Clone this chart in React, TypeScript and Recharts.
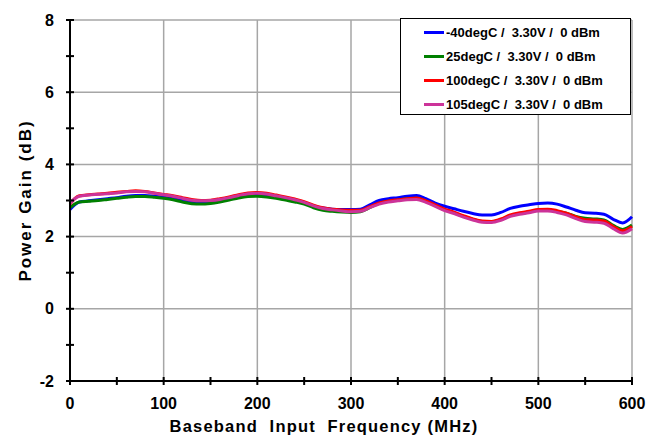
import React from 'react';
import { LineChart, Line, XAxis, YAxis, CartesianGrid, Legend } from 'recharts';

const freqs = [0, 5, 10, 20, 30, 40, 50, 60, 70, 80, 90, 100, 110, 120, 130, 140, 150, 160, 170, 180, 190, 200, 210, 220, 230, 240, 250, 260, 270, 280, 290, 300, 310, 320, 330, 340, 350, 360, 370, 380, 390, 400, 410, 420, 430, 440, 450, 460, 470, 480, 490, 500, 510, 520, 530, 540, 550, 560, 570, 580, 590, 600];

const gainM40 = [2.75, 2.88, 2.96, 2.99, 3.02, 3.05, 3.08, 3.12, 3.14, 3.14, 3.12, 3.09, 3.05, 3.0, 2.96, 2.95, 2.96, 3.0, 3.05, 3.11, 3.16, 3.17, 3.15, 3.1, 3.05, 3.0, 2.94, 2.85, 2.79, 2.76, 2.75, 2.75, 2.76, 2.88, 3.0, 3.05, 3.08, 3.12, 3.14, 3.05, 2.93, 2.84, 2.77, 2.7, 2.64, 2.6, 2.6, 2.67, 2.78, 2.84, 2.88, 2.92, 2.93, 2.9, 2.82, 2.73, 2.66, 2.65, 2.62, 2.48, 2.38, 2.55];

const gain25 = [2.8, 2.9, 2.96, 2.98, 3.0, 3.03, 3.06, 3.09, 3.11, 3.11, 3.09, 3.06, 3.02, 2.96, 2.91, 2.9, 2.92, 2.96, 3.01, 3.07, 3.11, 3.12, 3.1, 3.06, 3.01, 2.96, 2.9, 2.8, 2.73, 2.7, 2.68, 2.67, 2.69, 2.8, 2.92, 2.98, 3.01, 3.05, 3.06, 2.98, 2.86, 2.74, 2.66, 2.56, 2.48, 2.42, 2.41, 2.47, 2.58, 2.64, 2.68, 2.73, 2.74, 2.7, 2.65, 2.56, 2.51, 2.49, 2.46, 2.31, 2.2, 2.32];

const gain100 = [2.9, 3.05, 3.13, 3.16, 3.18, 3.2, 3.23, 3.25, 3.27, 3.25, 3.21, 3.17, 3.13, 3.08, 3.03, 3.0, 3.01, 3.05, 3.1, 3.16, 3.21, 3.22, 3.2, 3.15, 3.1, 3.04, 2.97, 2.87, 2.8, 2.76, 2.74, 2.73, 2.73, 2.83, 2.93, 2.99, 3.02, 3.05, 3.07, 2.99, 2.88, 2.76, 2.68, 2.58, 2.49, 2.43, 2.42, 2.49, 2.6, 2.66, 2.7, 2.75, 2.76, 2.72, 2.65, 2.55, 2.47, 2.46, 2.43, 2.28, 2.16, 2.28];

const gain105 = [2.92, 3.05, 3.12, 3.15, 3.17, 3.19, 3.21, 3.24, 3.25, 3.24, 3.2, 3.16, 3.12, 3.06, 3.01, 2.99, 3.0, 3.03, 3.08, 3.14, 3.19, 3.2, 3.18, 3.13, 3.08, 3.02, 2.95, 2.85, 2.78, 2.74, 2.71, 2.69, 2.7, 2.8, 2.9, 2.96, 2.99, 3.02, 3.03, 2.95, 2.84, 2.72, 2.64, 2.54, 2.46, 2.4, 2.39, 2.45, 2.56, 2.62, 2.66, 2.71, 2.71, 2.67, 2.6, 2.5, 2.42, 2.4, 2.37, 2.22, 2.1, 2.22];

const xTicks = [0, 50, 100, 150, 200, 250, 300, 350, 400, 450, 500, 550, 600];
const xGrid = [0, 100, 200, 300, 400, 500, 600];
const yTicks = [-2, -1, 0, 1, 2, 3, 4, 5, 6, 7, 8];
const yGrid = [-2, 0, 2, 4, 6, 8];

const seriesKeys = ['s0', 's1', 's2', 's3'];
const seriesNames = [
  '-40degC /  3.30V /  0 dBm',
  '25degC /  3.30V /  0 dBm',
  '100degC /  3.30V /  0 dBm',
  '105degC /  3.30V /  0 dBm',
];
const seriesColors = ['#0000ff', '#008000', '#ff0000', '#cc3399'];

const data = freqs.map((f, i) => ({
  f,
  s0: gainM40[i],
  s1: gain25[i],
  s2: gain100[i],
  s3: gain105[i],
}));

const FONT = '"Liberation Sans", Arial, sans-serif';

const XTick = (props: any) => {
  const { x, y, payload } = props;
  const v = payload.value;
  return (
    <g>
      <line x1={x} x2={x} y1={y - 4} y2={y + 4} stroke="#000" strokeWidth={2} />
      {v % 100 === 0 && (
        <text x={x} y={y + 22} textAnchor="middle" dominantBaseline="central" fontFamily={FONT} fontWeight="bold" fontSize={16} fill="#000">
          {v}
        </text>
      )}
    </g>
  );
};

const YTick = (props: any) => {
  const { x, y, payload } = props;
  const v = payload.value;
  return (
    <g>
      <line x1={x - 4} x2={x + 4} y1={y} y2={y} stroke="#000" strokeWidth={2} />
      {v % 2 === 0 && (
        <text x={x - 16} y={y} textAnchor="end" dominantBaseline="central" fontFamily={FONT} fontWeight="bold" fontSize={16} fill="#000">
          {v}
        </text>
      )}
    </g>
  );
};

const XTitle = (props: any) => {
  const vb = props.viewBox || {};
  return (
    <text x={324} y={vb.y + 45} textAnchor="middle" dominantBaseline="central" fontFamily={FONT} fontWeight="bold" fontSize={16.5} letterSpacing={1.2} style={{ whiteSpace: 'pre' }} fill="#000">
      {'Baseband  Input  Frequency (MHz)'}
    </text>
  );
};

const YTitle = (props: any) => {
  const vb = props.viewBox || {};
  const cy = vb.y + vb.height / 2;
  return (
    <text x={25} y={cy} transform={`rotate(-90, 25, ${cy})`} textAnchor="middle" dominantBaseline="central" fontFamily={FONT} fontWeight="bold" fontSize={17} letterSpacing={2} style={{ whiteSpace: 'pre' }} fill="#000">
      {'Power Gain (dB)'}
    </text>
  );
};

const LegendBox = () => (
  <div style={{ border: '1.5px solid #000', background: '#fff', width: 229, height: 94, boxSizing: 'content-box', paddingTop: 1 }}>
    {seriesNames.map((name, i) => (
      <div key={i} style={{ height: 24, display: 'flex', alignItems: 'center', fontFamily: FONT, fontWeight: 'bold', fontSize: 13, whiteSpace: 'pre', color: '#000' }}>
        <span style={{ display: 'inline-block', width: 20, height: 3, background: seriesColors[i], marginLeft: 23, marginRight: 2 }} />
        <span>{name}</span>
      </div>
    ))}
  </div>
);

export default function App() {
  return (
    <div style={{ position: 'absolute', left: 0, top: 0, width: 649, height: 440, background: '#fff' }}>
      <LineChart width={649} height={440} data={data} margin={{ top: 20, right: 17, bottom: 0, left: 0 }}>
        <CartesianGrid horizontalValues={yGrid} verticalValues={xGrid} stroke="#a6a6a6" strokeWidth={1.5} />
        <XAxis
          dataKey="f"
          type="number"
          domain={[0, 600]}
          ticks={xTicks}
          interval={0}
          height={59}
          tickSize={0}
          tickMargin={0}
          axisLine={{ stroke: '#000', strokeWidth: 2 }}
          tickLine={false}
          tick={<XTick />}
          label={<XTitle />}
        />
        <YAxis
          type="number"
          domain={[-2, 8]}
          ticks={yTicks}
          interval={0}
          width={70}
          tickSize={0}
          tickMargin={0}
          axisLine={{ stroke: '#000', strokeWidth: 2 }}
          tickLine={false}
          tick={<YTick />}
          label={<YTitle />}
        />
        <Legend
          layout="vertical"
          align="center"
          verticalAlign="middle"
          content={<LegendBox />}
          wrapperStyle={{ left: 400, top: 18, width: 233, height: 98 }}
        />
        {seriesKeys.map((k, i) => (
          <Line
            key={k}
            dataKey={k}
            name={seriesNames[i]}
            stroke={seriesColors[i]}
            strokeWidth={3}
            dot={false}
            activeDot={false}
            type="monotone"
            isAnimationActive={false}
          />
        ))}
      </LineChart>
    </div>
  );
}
--
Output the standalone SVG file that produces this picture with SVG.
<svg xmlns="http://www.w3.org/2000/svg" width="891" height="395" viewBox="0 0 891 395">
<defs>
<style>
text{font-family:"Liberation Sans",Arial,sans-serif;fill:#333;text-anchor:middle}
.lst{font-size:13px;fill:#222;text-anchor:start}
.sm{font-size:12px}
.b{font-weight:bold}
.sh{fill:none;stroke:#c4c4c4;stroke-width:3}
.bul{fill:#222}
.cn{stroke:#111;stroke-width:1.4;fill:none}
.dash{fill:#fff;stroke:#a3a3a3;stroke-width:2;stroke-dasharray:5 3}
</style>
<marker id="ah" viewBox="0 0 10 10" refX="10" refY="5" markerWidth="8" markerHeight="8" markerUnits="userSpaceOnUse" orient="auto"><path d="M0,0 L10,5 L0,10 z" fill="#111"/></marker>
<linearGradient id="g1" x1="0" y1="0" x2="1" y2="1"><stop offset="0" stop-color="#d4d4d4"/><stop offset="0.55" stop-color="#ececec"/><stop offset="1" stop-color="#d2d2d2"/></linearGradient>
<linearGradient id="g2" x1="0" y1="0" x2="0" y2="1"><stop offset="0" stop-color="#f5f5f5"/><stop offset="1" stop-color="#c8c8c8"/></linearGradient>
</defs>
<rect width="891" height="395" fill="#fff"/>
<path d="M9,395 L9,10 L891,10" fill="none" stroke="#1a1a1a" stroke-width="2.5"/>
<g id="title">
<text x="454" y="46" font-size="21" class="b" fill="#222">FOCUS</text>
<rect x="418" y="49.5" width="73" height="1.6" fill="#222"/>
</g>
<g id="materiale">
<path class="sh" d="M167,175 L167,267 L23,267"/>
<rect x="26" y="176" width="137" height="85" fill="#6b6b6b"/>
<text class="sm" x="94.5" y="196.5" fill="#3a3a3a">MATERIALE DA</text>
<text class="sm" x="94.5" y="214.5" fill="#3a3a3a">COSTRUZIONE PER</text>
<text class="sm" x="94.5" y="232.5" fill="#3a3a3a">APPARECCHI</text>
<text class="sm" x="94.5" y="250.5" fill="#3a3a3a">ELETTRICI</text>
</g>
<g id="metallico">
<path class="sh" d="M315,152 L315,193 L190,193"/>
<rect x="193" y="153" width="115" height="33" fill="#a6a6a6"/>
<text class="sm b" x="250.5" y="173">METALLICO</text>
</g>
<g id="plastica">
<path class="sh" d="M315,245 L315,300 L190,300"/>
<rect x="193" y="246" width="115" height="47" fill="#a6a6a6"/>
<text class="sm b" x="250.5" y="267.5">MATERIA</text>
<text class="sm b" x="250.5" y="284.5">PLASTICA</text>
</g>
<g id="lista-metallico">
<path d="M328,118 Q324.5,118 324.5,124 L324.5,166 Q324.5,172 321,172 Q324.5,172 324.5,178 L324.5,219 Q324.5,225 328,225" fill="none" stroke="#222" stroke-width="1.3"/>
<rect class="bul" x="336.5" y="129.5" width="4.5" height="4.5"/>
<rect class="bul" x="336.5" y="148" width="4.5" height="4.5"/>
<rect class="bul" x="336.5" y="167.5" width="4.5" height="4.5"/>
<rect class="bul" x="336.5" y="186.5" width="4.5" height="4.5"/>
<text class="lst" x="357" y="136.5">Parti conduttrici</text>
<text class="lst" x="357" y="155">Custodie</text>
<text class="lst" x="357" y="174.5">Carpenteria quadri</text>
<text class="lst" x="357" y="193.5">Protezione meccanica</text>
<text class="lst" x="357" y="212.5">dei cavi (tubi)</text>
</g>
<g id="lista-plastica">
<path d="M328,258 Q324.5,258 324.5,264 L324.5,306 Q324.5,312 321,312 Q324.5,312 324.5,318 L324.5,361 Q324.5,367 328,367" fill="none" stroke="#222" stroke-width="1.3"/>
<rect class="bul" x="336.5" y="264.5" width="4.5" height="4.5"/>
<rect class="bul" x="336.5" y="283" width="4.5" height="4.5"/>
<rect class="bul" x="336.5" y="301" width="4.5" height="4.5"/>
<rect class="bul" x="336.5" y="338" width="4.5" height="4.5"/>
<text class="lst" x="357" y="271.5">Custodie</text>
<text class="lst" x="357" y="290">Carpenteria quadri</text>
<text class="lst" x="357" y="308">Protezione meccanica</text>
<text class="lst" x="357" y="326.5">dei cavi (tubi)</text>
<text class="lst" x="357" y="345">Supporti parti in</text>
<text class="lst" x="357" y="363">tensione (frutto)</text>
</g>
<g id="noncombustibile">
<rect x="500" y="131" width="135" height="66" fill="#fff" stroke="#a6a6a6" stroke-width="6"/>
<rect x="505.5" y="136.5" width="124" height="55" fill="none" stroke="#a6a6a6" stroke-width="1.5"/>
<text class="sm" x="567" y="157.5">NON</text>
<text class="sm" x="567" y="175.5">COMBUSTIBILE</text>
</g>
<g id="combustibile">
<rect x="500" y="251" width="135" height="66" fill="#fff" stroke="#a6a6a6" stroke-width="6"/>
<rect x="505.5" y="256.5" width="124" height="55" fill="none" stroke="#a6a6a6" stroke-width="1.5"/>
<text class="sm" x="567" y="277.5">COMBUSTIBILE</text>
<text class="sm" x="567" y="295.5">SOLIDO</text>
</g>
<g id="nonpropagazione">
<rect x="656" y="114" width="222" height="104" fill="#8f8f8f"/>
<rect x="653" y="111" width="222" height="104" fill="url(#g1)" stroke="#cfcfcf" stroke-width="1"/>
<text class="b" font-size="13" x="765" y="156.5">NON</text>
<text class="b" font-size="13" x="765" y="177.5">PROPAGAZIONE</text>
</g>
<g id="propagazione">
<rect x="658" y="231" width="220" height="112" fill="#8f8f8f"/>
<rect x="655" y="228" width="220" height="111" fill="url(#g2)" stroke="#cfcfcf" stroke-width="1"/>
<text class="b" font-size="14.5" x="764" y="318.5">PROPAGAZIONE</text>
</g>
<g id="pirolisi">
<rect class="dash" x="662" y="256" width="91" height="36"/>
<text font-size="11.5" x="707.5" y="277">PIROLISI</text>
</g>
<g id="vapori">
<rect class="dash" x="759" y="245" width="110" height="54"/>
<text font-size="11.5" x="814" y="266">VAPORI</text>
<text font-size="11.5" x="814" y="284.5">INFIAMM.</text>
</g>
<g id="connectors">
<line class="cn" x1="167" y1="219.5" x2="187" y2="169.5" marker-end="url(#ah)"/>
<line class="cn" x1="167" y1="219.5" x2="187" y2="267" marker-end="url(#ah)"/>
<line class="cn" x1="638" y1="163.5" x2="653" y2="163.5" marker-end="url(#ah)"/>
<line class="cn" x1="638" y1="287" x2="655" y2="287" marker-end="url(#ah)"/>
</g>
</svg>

[Exercise requirements] All lines above from the one containing "Clone this chart" through the one containing "YAxis, CartesianGrid, Legend" are to be quoted exactly, and only those; pictures are left out.

[Output for this task]
Clone this chart in React, TypeScript and Recharts.
import React from 'react';
import { LineChart, Line, XAxis, YAxis, CartesianGrid, Legend } from 'recharts';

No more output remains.